襲撃の備えを全くしていなかったのは明白。伊武版井伊では登城の間際に用人の注進で密告書簡を開封するも「いつもの暗殺話か」と一笑にふす。もちろん井伊大老が残した日誌や文書から決死の覚悟で難局に臨んでいたが、不満分子を徹底弾圧したこともあり過激派の力を軽く見てしまったのが実態、伊武版井伊の調子が本当のところだろう。
(余談1)デスラー総統の声優が一番だ。あの当時、伊武氏はまだ20代半ば、なんという貫禄。
今でも忘れない台詞がある。イスカンダルのスターシアが抗議の電話をかけてくる。デスラーは余裕の語調で「ホットラインが錆びてしまうかと思ったよ」「抗議、抗議、貴女からの電話は抗議ばかり。たまには優しい言葉が聞きたいものだな」「ガミラスは生きる事に貪欲なだけだ」
当時9歳の私は、なんてお洒落な大人の会話なのだ、と憧憬の念を抱いた。ヤマトのキャラの中で、デスラー総統が一番お気に入りだった。それだけに、後のシリーズでヤマトの坊や古代ごときに友情を感じる情けないデスラーは嫌だった。
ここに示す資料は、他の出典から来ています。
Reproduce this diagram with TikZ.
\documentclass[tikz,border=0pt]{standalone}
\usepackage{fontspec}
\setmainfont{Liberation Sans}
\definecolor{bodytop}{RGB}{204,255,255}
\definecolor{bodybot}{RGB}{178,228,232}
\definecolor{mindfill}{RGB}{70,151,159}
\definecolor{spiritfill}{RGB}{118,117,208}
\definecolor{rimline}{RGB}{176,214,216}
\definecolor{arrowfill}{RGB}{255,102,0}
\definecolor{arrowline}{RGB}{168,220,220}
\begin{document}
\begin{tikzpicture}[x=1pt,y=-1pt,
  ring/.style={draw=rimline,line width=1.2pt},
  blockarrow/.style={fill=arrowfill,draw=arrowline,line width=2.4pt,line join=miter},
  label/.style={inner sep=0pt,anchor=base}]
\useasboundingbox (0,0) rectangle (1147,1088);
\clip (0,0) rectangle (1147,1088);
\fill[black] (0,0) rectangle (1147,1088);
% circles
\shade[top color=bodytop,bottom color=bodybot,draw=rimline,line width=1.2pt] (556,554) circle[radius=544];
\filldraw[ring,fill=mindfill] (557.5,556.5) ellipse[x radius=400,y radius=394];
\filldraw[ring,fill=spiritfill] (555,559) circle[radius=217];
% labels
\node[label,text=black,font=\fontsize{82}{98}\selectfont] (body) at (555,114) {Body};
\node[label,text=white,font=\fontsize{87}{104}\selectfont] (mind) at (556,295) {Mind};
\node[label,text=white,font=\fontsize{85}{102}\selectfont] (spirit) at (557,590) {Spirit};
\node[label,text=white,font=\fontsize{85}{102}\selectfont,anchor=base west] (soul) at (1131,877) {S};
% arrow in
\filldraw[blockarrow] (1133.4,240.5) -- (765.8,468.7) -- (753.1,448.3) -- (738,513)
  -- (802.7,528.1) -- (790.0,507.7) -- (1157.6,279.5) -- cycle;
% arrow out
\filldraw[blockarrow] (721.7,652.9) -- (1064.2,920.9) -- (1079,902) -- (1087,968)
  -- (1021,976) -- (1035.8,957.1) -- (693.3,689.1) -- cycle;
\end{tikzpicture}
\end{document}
(余談2)吉田松陰も活躍したのは20代後半なのに肖像画では40男のように見える。
ところで
井伊直弼は十四男なので家督を継ぐ事は本来ありえない。しかも庶子なので養子の口すら無かった。ゆえに少年自体から30過ぎまでは武芸と勉学と藝術に励んでいた。もともと頭が良く才能豊かだったので文武両道芸達者多趣味だったらしい。家督を継ぐ可能性は殆ど無く兄弟が多かったことから武芸も怪我を恐れず思いっきり精進でき、有り余る時間から趣味にも没頭できたので、あらゆる分野で玄人肌職人肌だった。
そんな生活なので、現代人から観ても井伊は歳より若く見えた可能性もある。
(余談3)NHK制作の「桜田門外の変・時代と格闘した男」では
井伊直弼を長門裕之氏が、水戸御老公を佐藤慶氏が扮した。
水戸御老公が押し掛け登城をした時、井伊は「不時の御登城なれば、必ずやお弁当のご用意があるであろう。その儀に及ばぬ」と水戸に茶も食事も出さず、満面に嫌悪の情を浮かべて「待たせておけ」と独り言。水戸を4時間も待たせた。
長門井伊は反骨の情を隠さず毅然とした語調というよりは、喧嘩腰に近い態度で水戸様に反論した。井伊の子孫が観たら「カッコイイ」と思うかもしれない。